Skin cancer can occur even without regular exposure to the sun

Health Care, Heart Care Foundation of India Comments Off

Understand the ABCDE rule to spot warning signs

New Delhi,29 July 2018: Sunless tanning or fake tanning products like sprays, ointments, creams, foams, or lotions that promise tan skin without increased risk of skin cancer do not actually help prevent cancer, as per recent research. Adults who used sunless tanning products were more likely to use indoor tanning beds and were less likely to wear protective clothing or seek shade when outdoors.

Skin cancer is one of the most common types of cancer in the world. The incidence is about 70% more in Indian men than women. The condition occurs when there is unchecked growth of unnatural skin cells or tissues. The causes range from genetic factors to exposure to ultraviolet radiation.

Speaking about this, Padma Shri Awardee, Dr KK Aggarwal, President, HCFI, said, “One of the deadliest forms of skin cancer is melanoma. This develops in melanocytes or the pigment cells present in the skin. It can be more serious than the other forms of skin cancer because of a tendency to spread to other parts of the body (metastasize) and cause serious illness and death. One can use the ABCDE rule to spot signs of melanoma: A symmetry – one part of a mole or birthmark doesn’t match the other; B order – edges are irregular, ragged, notched, or blurred; Color – this is not the same all over and may include shades of brown or black, sometimes with patches of pink, red, white, or blue; Diameter – spot is larger than ¼ inch across – about the size of a pencil eraser; Evolving – mole is changing in size, shape, or color.”

Some other common symptoms include: skin changes; a skin sore that fails to heal; a spot or sore that becomes painful, itchy, or tender, or which bleeds; a spot or lump that looks shiny, waxy, smooth, or pale; a firm red lump that bleeds or appears ulcerated or crusty; and a flat, red spot that is rough, dry, or scaly.

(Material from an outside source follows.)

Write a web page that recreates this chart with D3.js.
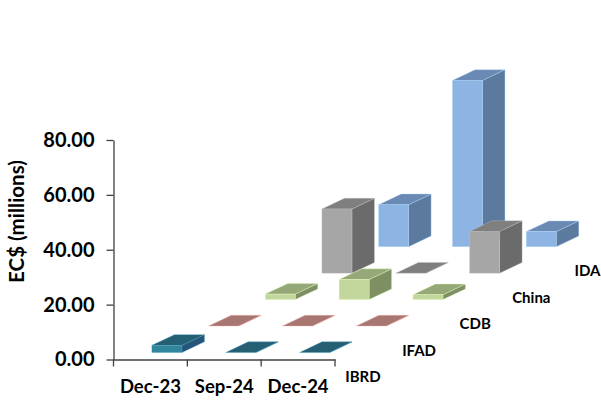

Adding further, Dr Aggarwal, who is also the Group Editor-in-Chief of IJCP, said, “Having less pigment (melanin) in your skin means you have less protection from damaging UV radiation. If you have blond or red hair, light-colored eyes, and freckle or sunburn easily, you’re more likely to develop melanoma than is someone with a darker complexion. But melanoma can develop in people with darker complexions, including Hispanics and blacks. People with weakened immune systems have an increased risk of skin cancer. This includes people who have HIV/AIDS and those who have undergone organ transplants.”

Some tips from HCFI

- Avoid the sun during the middle of the day. Schedule outdoor activities for other times of the day, even in winter or when the sky is cloudy. Clouds offer little protection from damaging rays. Avoiding the sun at its strongest helps you avoid the sunburns and suntans that cause skin damage and increase your risk of developing skin cancer.
- Wear sunscreen year-round. Sunscreens don’t filter out all harmful UV radiation, especially the radiation that can lead to melanoma, but they do give overall sun protection. Use a broad-spectrum sunscreen with an SPF of at least 15.
- Wear protective clothing. Cover your skin with dark, tightly woven clothing that covers your arms and legs and a broad-brimmed hat, which provides more protection than a baseball cap or visor does.
- Opt for sunglasses that block both types of UV radiation — UVA and UVB rays.
- Avoid tanning beds. Tanning beds emit UV rays and can increase your risk of skin cancer.
- Become familiar with your skin so you’ll notice changes. Examine your skin regularly for new skin growths or changes in existing moles, freckles, bumps and birthmarks.